Extract only the first line of the listing and every line after it up to and including the one with "from matplotlib.ticker import". Omit the pictures.

- [COLLECTED MATERIAL]
——————
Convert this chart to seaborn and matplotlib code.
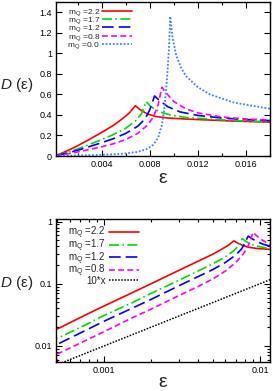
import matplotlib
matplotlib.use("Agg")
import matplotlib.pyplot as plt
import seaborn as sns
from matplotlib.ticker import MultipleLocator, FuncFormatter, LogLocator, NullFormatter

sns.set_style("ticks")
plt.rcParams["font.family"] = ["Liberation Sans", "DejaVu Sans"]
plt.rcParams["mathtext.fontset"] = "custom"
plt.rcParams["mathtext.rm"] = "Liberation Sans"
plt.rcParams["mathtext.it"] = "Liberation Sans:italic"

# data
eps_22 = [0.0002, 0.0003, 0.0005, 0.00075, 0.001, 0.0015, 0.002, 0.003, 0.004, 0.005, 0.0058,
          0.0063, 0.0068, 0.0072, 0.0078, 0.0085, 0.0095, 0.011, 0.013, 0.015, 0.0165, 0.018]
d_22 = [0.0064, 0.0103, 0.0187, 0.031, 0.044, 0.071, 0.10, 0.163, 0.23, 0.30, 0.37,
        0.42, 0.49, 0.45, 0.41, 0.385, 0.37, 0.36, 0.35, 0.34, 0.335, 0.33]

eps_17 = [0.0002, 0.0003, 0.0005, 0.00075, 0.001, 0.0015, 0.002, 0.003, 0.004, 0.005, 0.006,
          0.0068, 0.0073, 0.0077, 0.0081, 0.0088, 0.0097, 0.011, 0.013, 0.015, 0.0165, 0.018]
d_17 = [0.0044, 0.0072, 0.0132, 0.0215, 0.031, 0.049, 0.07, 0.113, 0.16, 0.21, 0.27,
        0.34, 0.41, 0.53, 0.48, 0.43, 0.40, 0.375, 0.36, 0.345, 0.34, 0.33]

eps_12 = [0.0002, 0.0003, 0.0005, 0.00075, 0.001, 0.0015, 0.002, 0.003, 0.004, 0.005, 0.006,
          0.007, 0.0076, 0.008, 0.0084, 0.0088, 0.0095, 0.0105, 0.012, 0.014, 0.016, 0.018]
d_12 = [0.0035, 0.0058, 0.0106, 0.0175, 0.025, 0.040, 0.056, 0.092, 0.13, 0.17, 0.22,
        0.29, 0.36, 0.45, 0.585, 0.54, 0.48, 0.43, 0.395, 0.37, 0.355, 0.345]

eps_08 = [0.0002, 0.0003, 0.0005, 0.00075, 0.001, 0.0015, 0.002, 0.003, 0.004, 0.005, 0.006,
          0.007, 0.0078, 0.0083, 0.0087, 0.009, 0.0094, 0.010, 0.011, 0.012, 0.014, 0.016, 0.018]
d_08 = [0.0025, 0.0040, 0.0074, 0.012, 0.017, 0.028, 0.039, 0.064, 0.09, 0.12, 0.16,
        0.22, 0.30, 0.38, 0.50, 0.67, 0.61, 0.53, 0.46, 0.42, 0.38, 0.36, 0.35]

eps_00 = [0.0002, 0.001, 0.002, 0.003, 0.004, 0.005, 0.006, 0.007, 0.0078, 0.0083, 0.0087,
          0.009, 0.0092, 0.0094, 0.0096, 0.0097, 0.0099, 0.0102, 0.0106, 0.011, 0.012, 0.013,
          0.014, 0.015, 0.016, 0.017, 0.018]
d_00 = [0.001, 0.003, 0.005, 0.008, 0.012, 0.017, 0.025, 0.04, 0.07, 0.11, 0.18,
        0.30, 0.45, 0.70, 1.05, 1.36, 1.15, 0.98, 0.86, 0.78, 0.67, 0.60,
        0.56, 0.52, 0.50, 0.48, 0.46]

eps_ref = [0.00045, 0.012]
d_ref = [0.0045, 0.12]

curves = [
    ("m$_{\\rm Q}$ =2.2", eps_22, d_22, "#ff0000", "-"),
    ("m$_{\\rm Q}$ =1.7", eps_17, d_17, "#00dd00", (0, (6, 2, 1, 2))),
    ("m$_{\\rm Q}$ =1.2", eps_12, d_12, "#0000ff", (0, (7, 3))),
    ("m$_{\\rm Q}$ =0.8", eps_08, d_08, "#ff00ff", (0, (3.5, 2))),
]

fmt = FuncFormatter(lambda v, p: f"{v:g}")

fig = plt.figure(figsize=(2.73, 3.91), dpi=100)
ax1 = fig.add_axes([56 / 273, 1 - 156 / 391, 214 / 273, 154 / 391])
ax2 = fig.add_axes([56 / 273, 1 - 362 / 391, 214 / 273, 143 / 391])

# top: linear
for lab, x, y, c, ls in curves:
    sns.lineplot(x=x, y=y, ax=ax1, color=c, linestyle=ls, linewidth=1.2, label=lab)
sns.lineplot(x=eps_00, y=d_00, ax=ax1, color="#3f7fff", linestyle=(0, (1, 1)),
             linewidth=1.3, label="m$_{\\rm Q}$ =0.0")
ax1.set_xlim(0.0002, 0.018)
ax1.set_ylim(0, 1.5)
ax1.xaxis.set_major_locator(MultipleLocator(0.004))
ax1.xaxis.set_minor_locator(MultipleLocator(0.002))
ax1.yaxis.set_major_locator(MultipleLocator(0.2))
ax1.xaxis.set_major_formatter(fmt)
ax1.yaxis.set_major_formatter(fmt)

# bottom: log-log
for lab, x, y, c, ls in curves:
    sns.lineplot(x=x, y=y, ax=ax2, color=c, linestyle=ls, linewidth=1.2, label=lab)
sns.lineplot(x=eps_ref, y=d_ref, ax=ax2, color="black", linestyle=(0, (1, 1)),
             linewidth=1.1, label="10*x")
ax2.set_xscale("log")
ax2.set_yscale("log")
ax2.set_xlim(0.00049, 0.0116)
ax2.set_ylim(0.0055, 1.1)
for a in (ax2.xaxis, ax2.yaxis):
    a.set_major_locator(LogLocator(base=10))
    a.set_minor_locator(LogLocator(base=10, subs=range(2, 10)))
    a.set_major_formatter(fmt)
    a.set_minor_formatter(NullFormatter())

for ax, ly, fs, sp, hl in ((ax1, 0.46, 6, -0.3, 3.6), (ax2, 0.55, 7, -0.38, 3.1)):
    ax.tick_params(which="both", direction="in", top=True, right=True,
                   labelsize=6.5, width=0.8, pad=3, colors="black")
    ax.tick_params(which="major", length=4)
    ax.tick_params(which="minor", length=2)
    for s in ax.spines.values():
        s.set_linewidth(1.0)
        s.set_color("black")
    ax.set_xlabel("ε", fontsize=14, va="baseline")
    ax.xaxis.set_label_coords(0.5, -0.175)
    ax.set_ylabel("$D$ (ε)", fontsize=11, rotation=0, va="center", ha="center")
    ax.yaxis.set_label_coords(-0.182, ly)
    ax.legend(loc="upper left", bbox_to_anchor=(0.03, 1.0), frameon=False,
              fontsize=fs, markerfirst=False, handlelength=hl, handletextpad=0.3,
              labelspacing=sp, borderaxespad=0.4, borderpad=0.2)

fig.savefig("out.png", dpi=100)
——————
- [THE ANSWER]
Convert this chart to seaborn and matplotlib code.
import matplotlib
matplotlib.use("Agg")
import matplotlib.pyplot as plt
import seaborn as sns
from matplotlib.ticker import MultipleLocator, FuncFormatter, LogLocator, NullFormatter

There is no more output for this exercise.